Da sie bereits 1934 eine Ausbildung zur Rot-Kreuz-Helferin absolviert hatte, fand sie 1950 vorübergehend eine Anstellung als Heimleiterin in einem Stuttgarter Kinderheim, die sie aber wegen ihrer eigenen kleinen Kinder wieder kündigte und sich dann in Häfnerhaslach niederließ, wo sie den Verkauf von Eiern, Mehl und Fisch organisierte.
Aus den Erfahrungen heraus, die sie bei der Durchsetzung ihrer nur unzureichenden Kriegerwitwenrente gemacht hatte, engagierte sich Charlotte Kussbach im Verband der Kriegsopfer und Hinterbliebenen (VdK) und half vor allem anderen Frauen und Spätaussiedlern, ihre Rentenansprüche anzumelden. Man ermunterte sie deshalb in Lienzingen, wo sie seit 1953 wohnte, sich als Kandidatin für den Gemeinderat zu bewerben.
Charlotte Kussbach wurde auf Anhieb im November 1962 gewählt und verdrängte damit den bisherigen männlichen Gemeinderat. Sie war damit erst die zweite Frau im gesamten heutigen Enzkreis (nach Elsi Ascher-Schütz) und die erste Frau in einem der heutigen Mühlacker Stadtteile, die eine solche Position errang.
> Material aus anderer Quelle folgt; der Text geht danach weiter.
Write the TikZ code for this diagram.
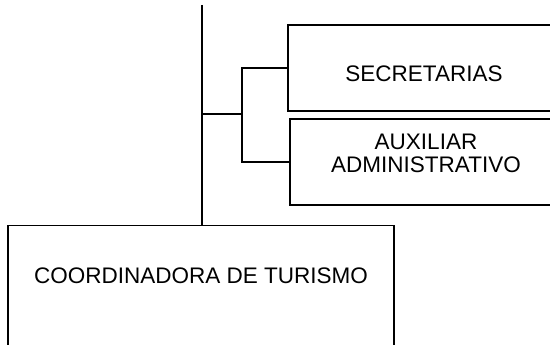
\documentclass[tikz,border=0pt]{standalone}
\usepackage{fontspec}
\setmainfont{Liberation Sans}
\begin{document}
\begin{tikzpicture}[x=1pt, y=-1pt,
	every node/.style={
		shape=rectangle,
		inner sep=0pt,
		text centered,
		font=\fontsize{22.5}{24}\selectfont,
		line width=1.2pt,
		draw=black,
	},
	unitbox/.style={minimum width=272pt, minimum height=86pt},
]
\useasboundingbox (0,0) rectangle (550,345);
\clip (0,0) rectangle (550,345);
\node[unitbox, text height=28pt, text depth=0pt] (sec) at (424,68) {SECRETARIAS};
\node[unitbox, align=center, text height=40pt, text depth=18pt] (aux) at (426,162) {AUXILIAR\\ADMINISTRATIVO};
\node[minimum width=386pt, text height=58pt, text depth=140pt, anchor=north] (coor) at (201,225) {COORDINADORA DE TURISMO};
\coordinate (top) at (202,5);
\coordinate (junc) at (202,114);
\coordinate (fork) at (242,114);
\begin{scope}[line width=1.2pt, black]
\draw (top) -- (top |- coor.north);
\draw (junc) -- (fork);
\draw (sec.west) -| (fork) |- (aux.west);
\end{scope}
\end{tikzpicture}
\end{document}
Allerdings konnte Charlotte Kussbach nur an insgesamt 15 Sitzungen des Lienzinger Gemeinderates teilnehmen. Dabei wurde unter anderem der Bau einer Ölleitung auf Lienzinger Gemarkung, die Erweiterung der Kanalisation und die Erschließung neuer Baugebiete verhandelt.
Seit Anfang 1964 arbeitete C. Kussbach als Pflegerin einer alten Dame bei Bad Säckingen und schied schon deshalb im November 1964 wegen ihrer langen Ortsabwesenheit aus dem Gemeinderat wieder aus.
Von Zeitzeugen wird Charlotte Kussbach als starke Frau beschrieben, die sich auch für die Interessen von anderen einsetzte und dabei so entschieden auftrat, wie man es zu dieser Zeit sonst nur von Männern gewohnt war. Streitbar wie sie war, hatte sie sich beispielsweise erfolgreich gegen die eigenmächtige und unangemeldete Wegnahme eines Pachtgartens durch den teilweise selbstherrlich agierenden Bürgermeister Allmendinger gewehrt und sich damit sicher kaum Freunde im Gemeinderat gemacht.
Von 1966 bis 1973 war Charlotte Kussbach im Krankenhaus Mühlacker beschäftigt und zog dann nach Maulbronn zu ihrer jüngeren Tochter. Am 18. Januar 1992 starb sie bei ihrer älteren Tochter in Schwetzingen.